Every one of Sorkin's previous shows have attempted a near-real-time, in-depth look at a featured character. Sometimes it works (The West Wing) and sometimes it really falls flat (the Matthew Perry drug awareness episode of Studio 60). Last night it was The Newsroom's turn, and for the most part, it succeeded admirably.
Despite the superheroic altruism we're supposed to love about Will, the clues have been placed throughout the last two years that he's profoundly broken. We've gotten hints of his youth in Nebraska, and his abusive father; what we didn't know is that his dad is still alive, and he learns at the top of the show that he's been hospitalized for a heart attack. He growls indifference, but Mac wants him to get in touch before it's too late.
Meanwhile, Neal proves he's the only team member who acknowledges the existence of the internet, and learns that a guest booked to discuss the case of Tyler Clementi (the Rutgers student who committed suicide after his roommate outed him) is planning on coming out to his parents on the air. Mac finds the guest and gives him an earful about cautionary tales of family and acceptance; it's an interesting parallel. Will's shown a marked, almost pathological need to be loved by his audience and his coworkers, even when his behavior doesn't warrant it. It's clearly a father issue side effect. We're meant to draw the thread between the guest and Will here, and it works.
And of course, that's what happens--Will calls his father back and learns he's died. He'll never get the approval he's craved. Will demands love from the audience because his dad never provided it. And we see Will lose his composure for perhaps the first time. He ends the episode bleary-eyed, and flubs his cue. Then he looks at the camera: "Well, I guess it's just us now." Is he talking about his siblings, now that their parents are gone? His team, now that the audience is not a concern? It's an incredibly sad and true moment about what happens when we're left alone and can't quite be ourselves, even then.
Other stuff at play this episode: Sloan gets naked pics of herself thrown online by an ex (this actually happened last year to Alison Pill, who plays Maggie, btw) and Reese loses it. Sloan goes off the air voluntarily, and this leads to a moment of conversational intimacy with Don. We know what's going to happen there.
Speaking of Don, he becomes embroiled in trying to clear a candidate's name from connections to a fictional Muslim group. A bottom-barrel website reports the connection, and when Don calls the editor to refute the claim, he refuses to remove the story. Mac has a moment with two prank callers who are pretending to be a man trapped in a building in Turkey and his wife in New York. All of this, of course, foreshadows what might happen with Genoa: fiction and the news are becoming intertwined, and it's only a matter of time before Jerry makes a false move and something terrible happens. Jerry's back in DC, and still chasing the story. Charlie gets a visit from a naval officer who provides yet more evidence; this is going to explode.

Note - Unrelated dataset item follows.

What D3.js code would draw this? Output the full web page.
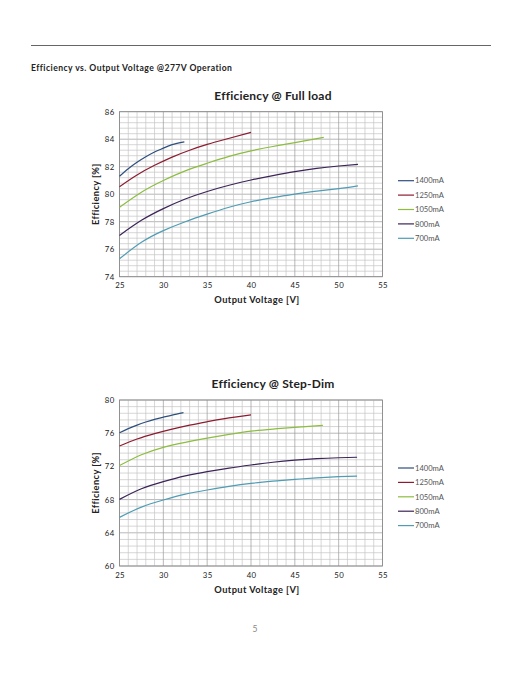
<!DOCTYPE html>
<html><head><meta charset="utf-8">
<script src="https://cdn.jsdelivr.net/npm/d3@7"></script>
<style>body{margin:0;background:#fff}svg{display:block}text{font-family:Lato,"Open Sans",sans-serif}</style>
</head><body>
<svg id="c" width="522" height="676"></svg>
<script>
const seriesNames = ["1400mA","1250mA","1050mA","800mA","700mA"];
const seriesColors = ["#2e4f7e","#8b1c30","#8cbd3f","#3b2457","#4f9cb4"];
const xTicks = [25,30,35,40,45,50,55];
// Full load
const fullV = [
  [25,26,27,28,29,30,31,32.4],
  [25,27,29,31,33,35,37,40],
  [25,27.5,30,32.5,35,37.5,40,42.5,45,48.3],
  [25,27.5,30,32.5,35,37.5,40,42.5,45,47.5,50,52.2],
  [25,27.5,30,32.5,35,37.5,40,42.5,45,47.5,50,52.2]
];
const fullE = [
  [81.3,81.85,82.32,82.72,83.07,83.35,83.6,83.8],
  [80.55,81.4,82.1,82.7,83.2,83.62,83.98,84.5],
  [79.05,80.15,81.0,81.7,82.25,82.75,83.15,83.47,83.75,84.13],
  [77.0,78.1,78.95,79.65,80.2,80.65,81.03,81.35,81.64,81.88,82.05,82.17],
  [75.3,76.5,77.35,78.0,78.55,79.05,79.45,79.75,80.0,80.22,80.4,80.6]
];
// Step-Dim
const dimV = [
  [25,26,27,28,29,30,31,32.3],
  [25,27,29,31,33,35,37,40],
  [25,27.5,30,32.5,35,37.5,40,42.5,45,48.2],
  [25,27.5,30,32.5,35,37.5,40,42.5,45,47.5,50,52.1],
  [25,27.5,30,32.5,35,37.5,40,42.5,45,47.5,50,52.1]
];
const dimE = [
  [76.06,76.55,76.98,77.35,77.67,77.93,78.18,78.47],
  [74.46,75.3,75.95,76.5,76.97,77.38,77.75,78.2],
  [72.1,73.4,74.3,74.9,75.4,75.85,76.25,76.5,76.7,76.95],
  [68.03,69.3,70.16,70.85,71.37,71.8,72.17,72.5,72.75,72.93,73.04,73.1],
  [65.86,67.1,67.95,68.65,69.16,69.6,69.96,70.22,70.44,70.62,70.76,70.84]
];
const fullTicks = [74,76,78,80,82,84,86];
const dimTicks = [60,64,68,72,76,80];

const svg = d3.select("#c");
svg.append("line").attr("x1",31).attr("x2",491).attr("y1",45.5).attr("y2",45.5).attr("stroke","#666").attr("stroke-width",1);
svg.append("text").attr("x",31).attr("y",70.5).attr("font-size",8.6).attr("font-weight",700).attr("letter-spacing",0.45).attr("fill","#222")
  .text("Efficiency vs. Output Voltage @277V Operation");
svg.append("text").attr("x",255).attr("y",632).attr("text-anchor","middle").attr("font-size",8.5).attr("fill","#888").text("5");

function chart(opt){
  const g = svg.append("g");
  const x = d3.scaleLinear().domain([25,55]).range([119.5,382.5]);
  const y = d3.scaleLinear().domain(opt.domain).range([opt.bottom,opt.top]);
  const [lo,hi] = opt.domain;
  const nY = Math.round((hi-lo)/opt.minor);
  for(let i=0;i<=nY;i++){
    const v = lo+i*opt.minor;
    const major = Math.abs((v-lo)/opt.major - Math.round((v-lo)/opt.major))<1e-6;
    g.append("line").attr("x1",x(25)).attr("x2",x(55)).attr("y1",y(v)).attr("y2",y(v))
      .attr("stroke",major?"#9a9a9a":"#c4c4c4").attr("stroke-width",0.7);
  }
  for(let v=25;v<=55;v++){
    g.append("line").attr("x1",x(v)).attr("x2",x(v)).attr("y1",y(lo)).attr("y2",y(hi))
      .attr("stroke",v%5===0?"#9a9a9a":"#c4c4c4").attr("stroke-width",0.7);
  }
  g.append("rect").attr("x",x(25)).attr("y",y(hi)).attr("width",x(55)-x(25)).attr("height",y(lo)-y(hi))
    .attr("fill","none").attr("stroke","#888").attr("stroke-width",0.8);
  const xa = g.append("g").attr("transform",`translate(0,${y(lo)})`)
    .call(d3.axisBottom(x).tickValues(xTicks).tickSize(0).tickPadding(6));
  xa.select(".domain").remove();
  xa.selectAll("text").attr("font-size",7.8).attr("fill","#222").attr("letter-spacing",0.3).style("font-family","Lato,sans-serif");
  const ya = g.append("g").attr("transform",`translate(${x(25)},0)`)
    .call(d3.axisLeft(y).tickValues(opt.ticks).tickSize(0).tickPadding(5));
  ya.select(".domain").remove();
  ya.selectAll("text").attr("font-size",7.8).attr("fill","#222").attr("letter-spacing",0.3).style("font-family","Lato,sans-serif");
  g.append("text").attr("x",257).attr("y",opt.xlabY).attr("text-anchor","middle").attr("font-size",9.3).attr("font-weight",700).attr("letter-spacing",0.4).attr("fill","#222").text("Output Voltage [V]");
  g.append("text").attr("transform",`translate(99,${(y(lo)+y(hi))/2}) rotate(-90)`).attr("text-anchor","middle").attr("font-size",9.3).attr("font-weight",700).attr("letter-spacing",0.4).attr("fill","#222").text("Efficiency [%]");
  g.append("text").attr("x",273).attr("y",opt.titleY).attr("text-anchor","middle").attr("font-size",12).attr("font-weight",700).attr("letter-spacing",0.2).attr("fill","#222").text(opt.title);
  const line = d3.line().x(d=>x(d[0])).y(d=>y(d[1])).curve(d3.curveNatural);
  opt.V.forEach((vs,i)=>{
    const pts = vs.map((v,j)=>[v,opt.E[i][j]]);
    g.append("path").attr("d",line(pts)).attr("fill","none").attr("stroke",seriesColors[i]).attr("stroke-width",1.2);
  });
  seriesNames.forEach((n,i)=>{
    const ly = opt.legY + i*14.4;
    g.append("line").attr("x1",398).attr("x2",414).attr("y1",ly).attr("y2",ly).attr("stroke",seriesColors[i]).attr("stroke-width",1.2);
    g.append("text").attr("x",415).attr("y",ly+2.7).attr("font-size",7.6).attr("fill","#555").text(n);
  });
}
chart({domain:[74,86],top:111.7,bottom:276.7,minor:0.4,major:2,ticks:fullTicks,title:"Efficiency @ Full load",titleY:100,xlabY:302.5,legY:180.7,V:fullV,E:fullE});
chart({domain:[60,80],top:400,bottom:566,minor:0.8,major:4,ticks:dimTicks,title:"Efficiency @ Step-Dim",titleY:387.5,xlabY:592.5,legY:468,V:dimV,E:dimE});
</script>
</body></html>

And then there's Jim and Maggie. Jim and Hallie are still hooking up and Maggie is clearly a mess after Uganda (PS--when, exactly, did the radical haircut happen? We're back to blonde this week). She's got the beginnings of an alcohol problem, and living with Lisa doesn't help. She mis-edits George Zimmerman's call to 911, and it's a sure sign that her life is taking its toll on her journalistic integrity. It's an interesting parallel to Will; I'm hoping that somehow, these two characters can find some strength in each other, which would provide character development and growth.
I know I've ragged on the show this season, but nights like this prove why Sorkin deserves the cred he's been given in the past; another few episodes like this, and my complaints might just be forgotten. What did you think?